Data shown
** Begin **

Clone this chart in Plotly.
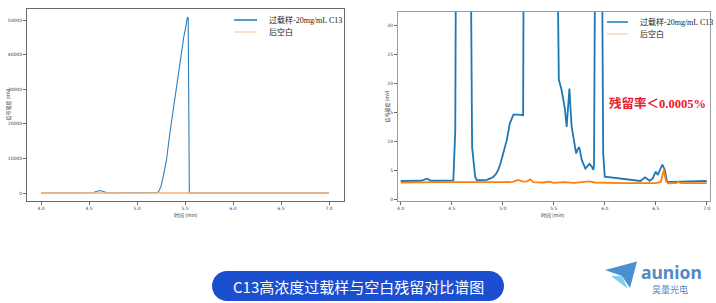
import plotly.graph_objects as go

W, H = 716, 303

# ---------------- data ----------------
t_sample = [4.00, 4.10, 4.20, 4.255, 4.30, 4.40, 4.516, 4.535, 4.545, 4.56, 4.59, 4.61, 4.63, 4.66,
            4.68, 4.69, 4.70, 4.73, 4.745, 4.80, 4.843, 4.88, 4.91, 4.935, 4.957, 4.98, 5.007, 5.025,
            5.04, 5.07, 5.09, 5.105, 5.15, 5.196, 5.20, 5.205, 5.215, 5.224, 5.249, 5.273, 5.307,
            5.342, 5.377, 5.405, 5.429, 5.446, 5.464, 5.488, 5.509, 5.523, 5.533, 5.538, 5.545, 5.55,
            5.56, 5.575, 5.595, 5.61, 5.627, 5.64, 5.654, 5.665, 5.676, 5.70, 5.72, 5.735, 5.75,
            5.775, 5.81, 5.85, 5.875, 5.889, 5.895, 5.905, 5.92, 5.94, 5.96, 5.975, 5.985, 6.00,
            6.10, 6.216, 6.30, 6.35, 6.395, 6.44, 6.47, 6.50, 6.52, 6.545, 6.565, 6.59, 6.61, 6.65,
            6.80, 6.87, 7.00]
v_sample = [3.16, 3.15, 3.2, 3.55, 3.2, 3.2, 3.27, 12, 60, 300, 650, 700, 600, 250,
            60, 22, 9, 3.9, 3.3, 3.3, 3.35, 3.6, 3.9, 4.4, 5.1, 6.3, 7.9, 9.0,
            10.2, 13.1, 14.2, 14.6, 14.6, 14.5, 14.5, 40, 150, 400, 1830, 4730, 9550,
            17270, 24030, 28850, 33680, 37540, 41400, 45260, 48150, 50560, 50800, 40, 22, 20.6,
            20.0, 19.0, 17.1, 15.5, 12.5, 15.0, 19.1, 15.5, 12.5, 10.0, 7.9, 8.6, 9.0,
            6.8, 5.3, 6.1, 5.6, 5.06, 6.0, 40, 120, 160, 110, 38, 8, 3.9,
            3.7, 3.5, 3.25, 3.16, 3.8, 3.2, 3.6, 4.77, 4.2, 5.2, 6.0, 5.06, 3.05, 3.0,
            3.05, 3.05, 3.16]

t_blank = [4.00, 4.10, 4.20, 4.27, 4.35, 4.50, 4.70, 4.90, 5.00, 5.10, 5.15, 5.20, 5.24, 5.27,
           5.30, 5.40, 5.46, 5.50, 5.60, 5.70, 5.85, 5.90, 6.00, 6.20, 6.40, 6.50, 6.55, 6.58,
           6.60, 6.62, 6.70, 6.72, 6.75, 7.00]
v_blank = [2.87, 2.9, 2.95, 3.05, 2.95, 2.95, 2.9, 2.9, 2.95, 3.0, 3.35, 3.05, 3.1, 3.45,
           2.95, 2.9, 3.05, 2.85, 2.95, 2.85, 3.1, 2.9, 2.85, 2.8, 2.8, 2.8, 3.0, 5.1,
           3.2, 2.75, 2.8, 3.0, 2.8, 2.8]

name_sample = "过载样-20mg/mL C13"
name_blank = "后空白"
x_ticks = [4.0, 4.5, 5.0, 5.5, 6.0, 6.5, 7.0]
y_ticks_left = [0, 10000, 20000, 30000, 40000, 50000]
y_ticks_right = [0, 5, 10, 15, 20, 25, 30]
x_title = "时间 (min)"
y_title = "信号强度 (mV)"
residual_text = "残留率＜0.0005%"
caption = "C13高浓度过载样与空白残留对比谱图"

BLUE = "#1f77b4"
ORANGE = "#ff7f0e"


def px(x):
    return x / W


def py(y):
    return 1 - y / H


def path(points_cmds):
    out = []
    for c in points_cmds:
        if isinstance(c, str):
            out.append(c)
        else:
            out.append(f"{px(c[0]):.5f},{py(c[1]):.5f}")
    return " ".join(out)


fig = go.Figure()

# left panel
fig.add_trace(go.Scatter(x=t_sample, y=v_sample, mode="lines", name=name_sample,
                         line=dict(color="#2f7fbd", width=1.1), xaxis="x", yaxis="y",
                         showlegend=False))
fig.add_trace(go.Scatter(x=t_blank, y=v_blank, mode="lines", name=name_blank,
                         line=dict(color="#f6b07a", width=1.6), xaxis="x", yaxis="y",
                         showlegend=False))
# right panel
fig.add_trace(go.Scatter(x=t_sample, y=v_sample, mode="lines", name=name_sample,
                         line=dict(color=BLUE, width=1.8), xaxis="x2", yaxis="y2",
                         showlegend=False))
fig.add_trace(go.Scatter(x=t_blank, y=v_blank, mode="lines", name=name_blank,
                         line=dict(color=ORANGE, width=1.8), xaxis="x2", yaxis="y2",
                         showlegend=False))

tickfont = dict(family="DejaVu Sans", size=4.5, color="#444")
common_x = dict(tickmode="array", tickvals=x_ticks, ticktext=[f"{v:.1f}" for v in x_ticks],
                ticks="outside", ticklen=3, tickwidth=0.7, tickcolor="#666",
                showgrid=False, zeroline=False, tickfont=tickfont, mirror=True,
                showline=True, fixedrange=True)
common_y = dict(ticks="outside", ticklen=3, tickwidth=0.7, tickcolor="#666",
                showgrid=False, zeroline=False, tickfont=tickfont, mirror=True,
                showline=True, fixedrange=True)

fig.update_layout(
    width=W, height=H, margin=dict(l=0, r=0, t=0, b=0),
    paper_bgcolor="white", plot_bgcolor="white", showlegend=False,
    xaxis=dict(domain=[px(27), px(344)], range=[3.854, 7.156], anchor="y",
               linecolor="#6a6a6a", linewidth=1, **common_x),
    yaxis=dict(domain=[py(201), py(9)], range=[-2312, 53180], anchor="x",
               tickmode="array", tickvals=y_ticks_left, ticktext=[str(v) for v in y_ticks_left],
               linecolor="#6a6a6a", linewidth=1, **common_y),
    xaxis2=dict(domain=[px(398), px(710)], range=[3.9735, 7.032], anchor="y2",
                linecolor="#9a9a9a", linewidth=1, **common_x),
    yaxis2=dict(domain=[py(201), py(12)], range=[-0.29, 32.29], anchor="x2",
                tickmode="array", tickvals=y_ticks_right, ticktext=[str(v) for v in y_ticks_right],
                linecolor="#9a9a9a", linewidth=1, **common_y),
)

shapes = []
annos = []

# axis titles
for cx in (186, 553):
    annos.append(dict(x=px(cx), y=py(215), xref="paper", yref="paper", text=x_title,
                      showarrow=False, font=dict(family="Noto Sans CJK SC", size=5, color="#444"),
                      xanchor="center", yanchor="middle"))
for cx, cy in ((7.5, 105), (386.5, 107)):
    annos.append(dict(x=px(cx), y=py(cy), xref="paper", yref="paper", text=y_title,
                      showarrow=False, textangle=-90,
                      font=dict(family="Noto Sans CJK SC", size=5, color="#444"),
                      xanchor="center", yanchor="middle"))

# legends
legfont = dict(family="Liberation Serif, Noto Sans CJK SC", size=8, color="#222")
for (x0, x1, tx, y1, y2) in ((234, 257, 267, 20, 32), (607, 628, 638, 22, 34)):
    shapes.append(dict(type="line", xref="paper", yref="paper", x0=px(x0), x1=px(x1),
                       y0=py(y1), y1=py(y1), line=dict(color=BLUE, width=1.5)))
    shapes.append(dict(type="line", xref="paper", yref="paper", x0=px(x0), x1=px(x1),
                       y0=py(y2), y1=py(y2), line=dict(color="#ffd6b3", width=1.5)))
    annos.append(dict(x=px(tx), y=py(y1), xref="paper", yref="paper", text=name_sample,
                      showarrow=False, font=legfont, xanchor="left", yanchor="middle"))
    annos.append(dict(x=px(tx), y=py(y2), xref="paper", yref="paper", text=name_blank,
                      showarrow=False, font=legfont, xanchor="left", yanchor="middle"))

# residual annotation
annos.append(dict(x=px(607), y=py(103), xref="paper", yref="paper", text=f"<b>{residual_text}</b>",
                  showarrow=False, xanchor="left", yanchor="middle",
                  font=dict(family="Liberation Serif, Noto Sans CJK SC", size=12.5, color="#e8202a")))

# caption pill
L, R, T, B = 212, 504, 271, 301
r = 15
k = 0.5523 * r
pill = path(["M", (L + r, T), "L", (R - r, T),
             "C", (R - r + k, T), (R, T + r - k), (R, T + r),
             "C", (R, T + r + k), (R - r + k, B), (R - r, B),
             "L", (L + r, B),
             "C", (L + r - k, B), (L, T + r + k), (L, T + r),
             "C", (L, T + r - k), (L + r - k, T), (L + r, T), "Z"])
shapes.append(dict(type="path", xref="paper", yref="paper", path=pill,
                   fillcolor="#1b4fcf", line=dict(width=0), layer="above"))
annos.append(dict(x=px(358), y=py(286.5), xref="paper", yref="paper", text=caption,
                  showarrow=False, xanchor="center", yanchor="middle",
                  font=dict(family="Noto Sans CJK SC", size=15, color="white")))

# logo
shapes.append(dict(type="path", xref="paper", yref="paper",
                   path=path(["M", (605, 270), "L", (637, 261.5), "L", (630, 288), "L", (622, 276), "Z"]),
                   fillcolor="#4b8fd3", line=dict(width=0)))
shapes.append(dict(type="path", xref="paper", yref="paper",
                   path=path(["M", (611, 276), "L", (622, 276), "L", (628, 289), "Z"]),
                   fillcolor="#7fd0ec", line=dict(width=0)))
annos.append(dict(x=px(639), y=py(271.5), xref="paper", yref="paper", text="<b>aunion</b>",
                  showarrow=False, xanchor="left", yanchor="middle",
                  font=dict(family="Noto Sans", size=17.5, color="#5389c6")))
annos.append(dict(x=px(670), y=py(289), xref="paper", yref="paper", text="昊量光电",
                  showarrow=False, xanchor="center", yanchor="middle",
                  font=dict(family="Noto Sans CJK SC", size=9, color="#5389c6")))

fig.update_layout(shapes=shapes, annotations=annos)
fig.write_html("out.html")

** End **

To do
Go from the first line of the data above to the line containing "W, H = 716, 303" and retype exactly those lines, both included, but none of the pictures.

Response
Clone this chart in Plotly.
import plotly.graph_objects as go

W, H = 716, 303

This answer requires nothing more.